Traducteurs et interprètes face aux défis sociaux et politiques: la neutralité en question (Paris)

Publié le par Philippe Robichaud (Source : Isabelle Collombat)

Colloque du 60e anniversaire de fondation de l’École supérieure d’interprètes et de traducteurs (ESIT)

Vendredi 27 octobre 2017

. ESIT, Sorbonne Nouvelle - Paris 3
. Laboratoire CLESTHIA - Langage, systèmes, discours - EA 7345

(An English version follows)

Appel à communications/Call for papers:

Traducteurs et interprètes face aux défis sociaux et politiques : la neutralité en question

Si « la traduction est un mode d’engagement » (Gambier 2003 : 20), on peut se demander quelles sont les responsabilités qu’impliquent le travail des traducteurs et interprètes et les éventuels conflits moraux qui en découlent. Autrement dit, y aurait-t-il des limites à la neutralité de ces acteurs de la communication interculturelle ?
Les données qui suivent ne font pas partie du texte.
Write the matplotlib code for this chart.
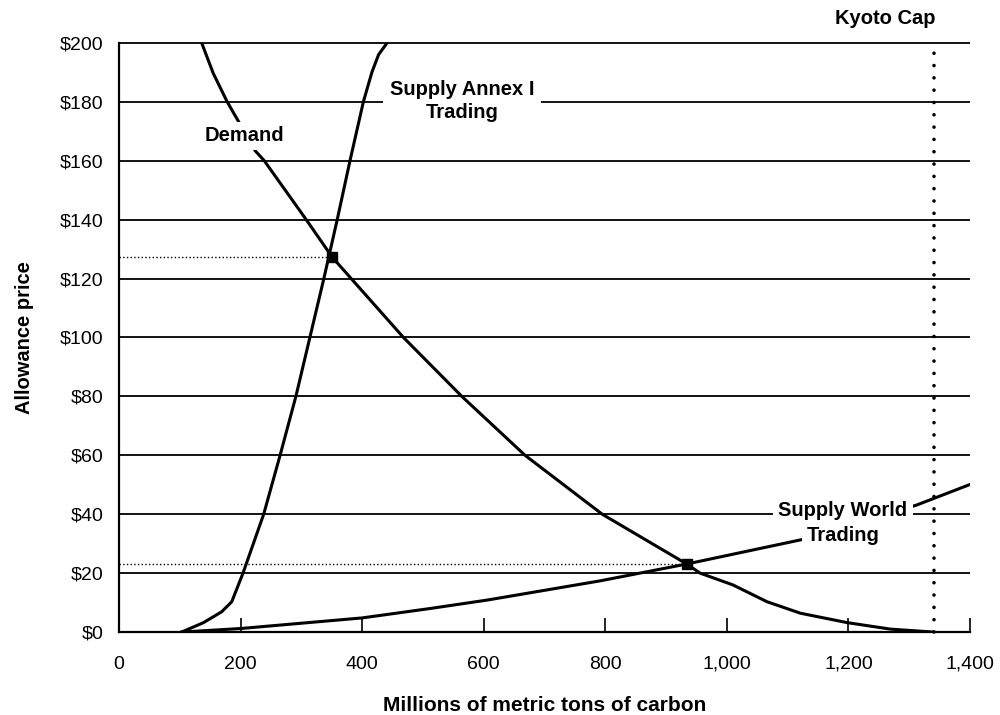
import numpy as np
import matplotlib.pyplot as plt

plt.rcParams['font.family'] = ['Liberation Sans', 'DejaVu Sans']

# Kurven (Mio. t Kohlenstoff, $/t)
demand_x = [136, 155, 178, 195, 224, 239, 308, 351, 382, 468, 564, 668, 795,
            934, 956, 1010, 1066, 1121, 1198, 1269, 1340]
demand_y = [200, 189.7, 180, 173.9, 163.4, 160, 140, 127.2, 120, 100, 80, 60, 40,
            23.1, 20, 16, 10.3, 6.4, 3.2, 1.0, 0]

annex_x = [103, 139, 169, 185.5, 204, 238, 265, 291, 314, 337, 359, 380, 402,
           416, 427, 441]
annex_y = [0, 3.2, 6.9, 10.3, 20, 40, 60, 80, 100, 120, 140, 160, 180,
           190, 196, 200]

world_x = [103, 200, 300, 400, 512, 607, 792, 934, 1126, 1312, 1400]
world_y = [0, 1.2, 3.0, 4.8, 8.0, 10.9, 17.4, 23.1, 31.5, 43.1, 50.1]

# Gleichgewichtspunkte und Kyoto-Grenze
eq_x = [350, 934]
eq_y = [127.2, 23.1]
kyoto_cap = 1340

x_ticks = [0, 200, 400, 600, 800, 1000, 1200, 1400]
x_ticklabels = ['0', '200', '400', '600', '800', '1,000', '1,200', '1,400']
y_ticks = [0, 20, 40, 60, 80, 100, 120, 140, 160, 180, 200]
y_ticklabels = [r'\$' + str(v) for v in y_ticks]

fig = plt.figure(figsize=(10, 7.15), dpi=100)
ax = fig.add_axes([0.119, 0.116, 0.851, 0.824])

# horizontale Linien
ax.hlines(y_ticks[1:], 0, 1400, color='black', linewidth=1.3, zorder=1, clip_on=False)

# gepunktete Hilfslinien
for x, y in zip(eq_x, eq_y):
    ax.plot([0, x], [y, y], color='black', linestyle=':', linewidth=1.0, zorder=2)
ax.plot([kyoto_cap, kyoto_cap], [0, 198], color='black', linewidth=2.6,
        dashes=(0.01, 3.4), dash_capstyle='round', zorder=2, clip_on=False)

# Kurven
ax.plot(demand_x, demand_y, color='black', linewidth=2.2, zorder=3, solid_joinstyle='round')
ax.plot(annex_x, annex_y, color='black', linewidth=2.2, zorder=3, solid_joinstyle='round')
ax.plot(world_x, world_y, color='black', linewidth=2.2, zorder=3, solid_joinstyle='round')
ax.plot(eq_x, eq_y, 's', color='black', markersize=7, zorder=4)

# Beschriftungen
lab = dict(ha='center', va='center', fontsize=14.5, fontweight='bold', zorder=5)
ax.text(207, 168.4, 'Demand', bbox=dict(facecolor='white', edgecolor='none', pad=3), **lab)
ax.text(564, 180.3, 'Supply Annex I\nTrading', linespacing=1.28,
        bbox=dict(facecolor='white', edgecolor='none', pad=5), **lab)
ax.text(1191, 41.1, 'Supply World', bbox=dict(facecolor='white', edgecolor='none', pad=4), **lab)
ax.text(1191, 32.9, 'Trading', bbox=dict(facecolor='white', edgecolor='none', pad=3), **lab)
ax.text(1261, 208.3, 'Kyoto Cap', clip_on=False, **lab)

# Achsen
ax.set_xlim(0, 1400)
ax.set_ylim(0, 200)
ax.set_xticks(x_ticks)
ax.set_xticklabels(x_ticklabels)
ax.set_yticks(y_ticks)
ax.set_yticklabels(y_ticklabels)
ax.tick_params(axis='x', direction='in', length=10, width=1.2, pad=17, labelsize=14)
ax.tick_params(axis='y', length=0, pad=11, labelsize=14)
for side in ['top', 'right']:
    ax.spines[side].set_visible(False)
for side in ['left', 'bottom']:
    ax.spines[side].set_linewidth(1.6)

ax.set_xlabel('Millions of metric tons of carbon', fontsize=15, fontweight='bold')
ax.set_ylabel('Allowance price', fontsize=14.5, fontweight='bold')
ax.xaxis.set_label_coords(0.5, -0.108)
ax.yaxis.set_label_coords(-0.1, 0.5)

plt.savefig('out.png', dpi=100)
Longtemps prédominant en traductologie, le paradigme de la neutralité a commencé à être remis en question dans les années 1990, lorsque certains auteurs (dont Venuti 1995 et Metzger 1999) ont « reconnu qu’il ne peut y avoir de transfert de connaissances d’une langue et d’une culture à l’autre sans subjectivité » (Boéri 2014 : 19). Ce tournant épistémologique soulève des questions d’ordre éthique quant à l’idéologie des traducteurs et interprètes, leur intervention, leur pouvoir, leur engagement. Se pose alors la question de la tension entre leur investissement dans la médiation et la perception que les usagers ont de leur neutralité, par exemple dans le contexte de la santé des personnes migrantes (Singy 2003 : 144-145).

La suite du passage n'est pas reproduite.